While Ali emerged as a big winner from the fight in Zaire, it was the beginning of the (first) Foreman-end. In 1977, “Big George” hung up his boxing gloves and became an ordained minister. Then in 1987 Foreman returned to the ring fists flying and in 1994, at 45 years of age, he became World Heavyweight Champion again.
To date, no champion was older at heavyweight. Despite retiring for a second time, if it were up to Foreman he would have fought again at the age of 55. Training for a final comeback bout, it’s believed Foreman’s wife talked him out of one more chance at a knockout.
Basketball fans were rubbing their eyes in amazement as MJ announced the end of his career in 1993. The “GOAT” (Greatest of All Time) shocked the sports world by opting to play professional baseball. The then 30-year-old played for two years but never progressed beyond the farm team of the Chicago White Sox.
Jordan quickly returned to what he did best: shooting hoops.
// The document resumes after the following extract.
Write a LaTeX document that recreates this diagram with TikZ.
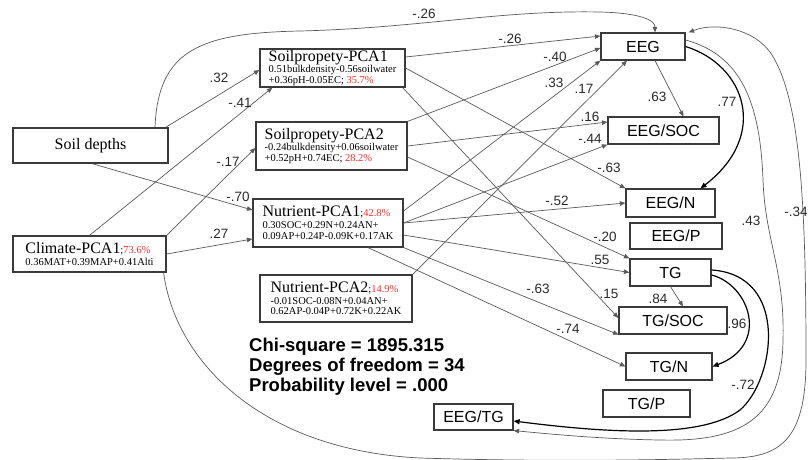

His comeback press statement was as short as it was legendary: “I’m back”. He added three more rings thanks to three further NBA titles with the Chicago Bulls. Jordan retired for a second time in 1999 but, proving that he just couldn’t stay away from the game, the icon was back on the court in 2001 playing for a final two years with the Washington Wizards.
Two-time Olympic champion, three-time world champion, a total of ten medals at major events, 54 World Cup victories and four-time winner in the World Cup; the Austrian is one of the most successful alpine skiers of all time. But it almost didn’t turn out that way.
After a motorcycle accident in 2001, Maier was threatened not only with the end of career, but also a leg amputation. Two years passed before Maier celebrated a mega comeback to the sport, and in his first full season reclaimed his alpine skiing overall title. ‘The Herminator’ finally showed some human traits when he announced his actual career end at the age of 36 and allowed a few tears to fall.
Where there’s a will, there’s a way – nothing can better describe the life and ambition of Alex Zanardi. In 2001 the former Formula 1 driver lost control of his car in a Champ Car series race and was hit by Alex Tagliani. The speedometer of the Canadian stood at 320 km/h at the time of impact.
It is almost a miracle that Zanardi survived. Seven rescuers resuscitated him but the Italian lost both legs. Unbowed, Zanardi was determined to return to racing and two years later symbolically finished the race at the Lausitzring. From there he drove touring cars and was again behind the wheel of a Formula 1 car at a BMW Sauber test event. If that wasn’t enough, Zanardi became a two-time gold medallist in handcycling at the 2012 Paralympics Games.